» Your goal
Under this line sits a listing. Repeat exactly and only its lines from the one holding "What Bokeh code" through the one holding "from bokeh.resources import INLINE"; skip pictures.

(Source code of charts)
_ _ _ _ _ _ _
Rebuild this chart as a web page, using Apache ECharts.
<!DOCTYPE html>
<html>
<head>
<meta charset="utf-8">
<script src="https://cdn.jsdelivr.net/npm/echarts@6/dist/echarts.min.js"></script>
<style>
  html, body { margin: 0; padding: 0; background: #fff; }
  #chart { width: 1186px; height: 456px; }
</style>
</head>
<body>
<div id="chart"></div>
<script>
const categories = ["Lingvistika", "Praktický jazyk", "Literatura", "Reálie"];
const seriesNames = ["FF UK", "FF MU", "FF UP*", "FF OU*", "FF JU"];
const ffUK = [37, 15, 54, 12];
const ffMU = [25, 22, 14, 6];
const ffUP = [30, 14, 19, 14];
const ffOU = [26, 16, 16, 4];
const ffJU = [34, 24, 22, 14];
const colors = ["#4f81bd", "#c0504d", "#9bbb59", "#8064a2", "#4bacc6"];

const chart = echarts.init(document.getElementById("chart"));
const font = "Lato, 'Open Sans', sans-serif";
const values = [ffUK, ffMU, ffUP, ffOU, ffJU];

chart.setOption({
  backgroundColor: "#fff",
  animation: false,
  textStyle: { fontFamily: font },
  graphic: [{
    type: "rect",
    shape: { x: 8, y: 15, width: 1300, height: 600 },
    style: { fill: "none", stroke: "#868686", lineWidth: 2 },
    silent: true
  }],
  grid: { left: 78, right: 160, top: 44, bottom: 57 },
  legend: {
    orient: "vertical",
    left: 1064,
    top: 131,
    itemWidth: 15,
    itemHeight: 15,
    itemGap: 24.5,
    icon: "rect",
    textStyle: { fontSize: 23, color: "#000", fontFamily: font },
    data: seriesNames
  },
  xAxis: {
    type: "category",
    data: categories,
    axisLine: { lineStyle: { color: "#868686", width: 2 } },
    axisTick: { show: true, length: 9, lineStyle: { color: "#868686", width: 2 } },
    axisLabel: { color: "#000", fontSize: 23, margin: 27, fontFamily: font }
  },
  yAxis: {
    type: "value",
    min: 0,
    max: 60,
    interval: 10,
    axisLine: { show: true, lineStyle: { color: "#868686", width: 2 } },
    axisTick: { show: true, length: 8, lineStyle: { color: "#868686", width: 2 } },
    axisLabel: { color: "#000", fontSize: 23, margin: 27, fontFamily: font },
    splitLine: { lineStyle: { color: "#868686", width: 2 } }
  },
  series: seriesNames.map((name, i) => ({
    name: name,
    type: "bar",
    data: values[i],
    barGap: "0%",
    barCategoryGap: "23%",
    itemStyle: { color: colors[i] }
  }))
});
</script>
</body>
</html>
_ _ _ _ _ _ _
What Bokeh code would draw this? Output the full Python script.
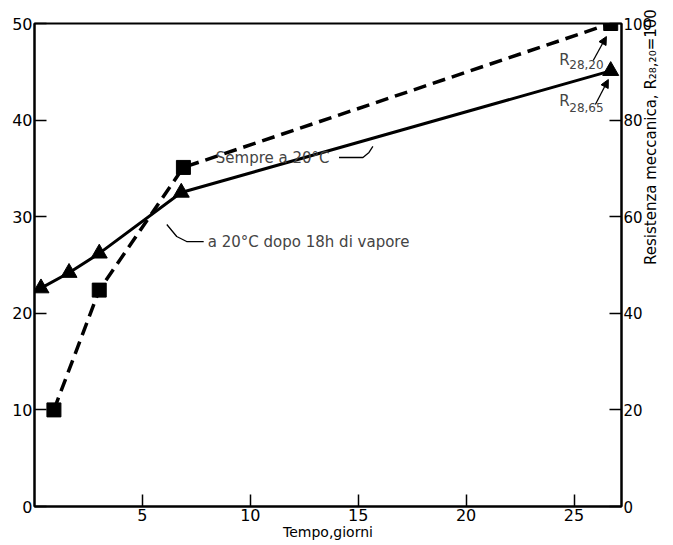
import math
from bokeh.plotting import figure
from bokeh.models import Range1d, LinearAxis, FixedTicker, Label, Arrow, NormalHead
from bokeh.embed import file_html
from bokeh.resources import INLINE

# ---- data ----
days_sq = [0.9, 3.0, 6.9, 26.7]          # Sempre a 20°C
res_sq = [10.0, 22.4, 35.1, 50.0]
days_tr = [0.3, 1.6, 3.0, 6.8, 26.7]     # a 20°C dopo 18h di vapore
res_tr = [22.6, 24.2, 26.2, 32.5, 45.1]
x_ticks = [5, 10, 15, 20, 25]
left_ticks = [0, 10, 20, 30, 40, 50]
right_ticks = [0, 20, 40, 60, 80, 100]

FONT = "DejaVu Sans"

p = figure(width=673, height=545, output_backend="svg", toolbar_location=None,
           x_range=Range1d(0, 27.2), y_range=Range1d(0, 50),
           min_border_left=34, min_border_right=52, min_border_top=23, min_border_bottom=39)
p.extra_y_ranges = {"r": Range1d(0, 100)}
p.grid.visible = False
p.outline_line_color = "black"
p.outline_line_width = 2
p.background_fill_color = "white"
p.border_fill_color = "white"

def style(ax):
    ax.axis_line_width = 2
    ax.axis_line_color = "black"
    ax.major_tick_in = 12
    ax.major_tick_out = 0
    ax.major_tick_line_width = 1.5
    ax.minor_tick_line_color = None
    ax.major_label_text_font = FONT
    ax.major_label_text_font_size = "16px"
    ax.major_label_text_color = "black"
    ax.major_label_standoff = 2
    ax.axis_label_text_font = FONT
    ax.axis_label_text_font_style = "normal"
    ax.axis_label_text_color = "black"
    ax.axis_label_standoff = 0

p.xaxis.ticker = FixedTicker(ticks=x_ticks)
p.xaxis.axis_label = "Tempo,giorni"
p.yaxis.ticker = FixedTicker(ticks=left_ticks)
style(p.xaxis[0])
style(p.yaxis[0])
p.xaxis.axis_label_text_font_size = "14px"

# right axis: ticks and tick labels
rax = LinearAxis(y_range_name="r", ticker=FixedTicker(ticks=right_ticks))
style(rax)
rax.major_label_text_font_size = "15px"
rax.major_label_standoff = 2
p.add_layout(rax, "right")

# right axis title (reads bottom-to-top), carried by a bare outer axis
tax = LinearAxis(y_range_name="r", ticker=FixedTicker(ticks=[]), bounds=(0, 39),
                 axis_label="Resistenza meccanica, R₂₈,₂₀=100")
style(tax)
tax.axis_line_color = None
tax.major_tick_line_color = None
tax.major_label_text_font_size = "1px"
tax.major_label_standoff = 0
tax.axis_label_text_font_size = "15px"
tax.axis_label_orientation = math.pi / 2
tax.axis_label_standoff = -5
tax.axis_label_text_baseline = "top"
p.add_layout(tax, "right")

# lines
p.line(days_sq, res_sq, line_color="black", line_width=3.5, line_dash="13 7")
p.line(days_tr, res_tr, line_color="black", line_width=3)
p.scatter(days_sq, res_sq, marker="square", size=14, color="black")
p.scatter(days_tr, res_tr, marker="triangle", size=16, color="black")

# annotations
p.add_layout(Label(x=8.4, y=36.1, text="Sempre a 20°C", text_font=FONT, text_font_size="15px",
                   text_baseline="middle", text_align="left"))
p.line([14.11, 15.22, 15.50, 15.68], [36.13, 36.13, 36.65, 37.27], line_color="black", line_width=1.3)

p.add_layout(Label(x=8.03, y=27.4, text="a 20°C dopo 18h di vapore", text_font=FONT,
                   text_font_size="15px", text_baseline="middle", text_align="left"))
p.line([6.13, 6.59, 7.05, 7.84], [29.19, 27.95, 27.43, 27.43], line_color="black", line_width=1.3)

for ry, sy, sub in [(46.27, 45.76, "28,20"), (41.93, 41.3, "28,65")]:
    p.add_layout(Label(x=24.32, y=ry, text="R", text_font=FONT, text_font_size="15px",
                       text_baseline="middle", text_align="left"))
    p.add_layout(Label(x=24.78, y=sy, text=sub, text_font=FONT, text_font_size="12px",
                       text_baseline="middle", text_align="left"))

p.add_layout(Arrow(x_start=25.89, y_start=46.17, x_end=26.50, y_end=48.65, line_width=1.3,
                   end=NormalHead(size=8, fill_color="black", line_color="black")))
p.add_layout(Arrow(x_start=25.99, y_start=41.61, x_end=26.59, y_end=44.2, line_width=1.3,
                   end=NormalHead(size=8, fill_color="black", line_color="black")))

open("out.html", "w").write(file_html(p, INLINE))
_ _ _ _ _ _ _
» Completed exercise
What Bokeh code would draw this? Output the full Python script.
import math
from bokeh.plotting import figure
from bokeh.models import Range1d, LinearAxis, FixedTicker, Label, Arrow, NormalHead
from bokeh.embed import file_html
from bokeh.resources import INLINE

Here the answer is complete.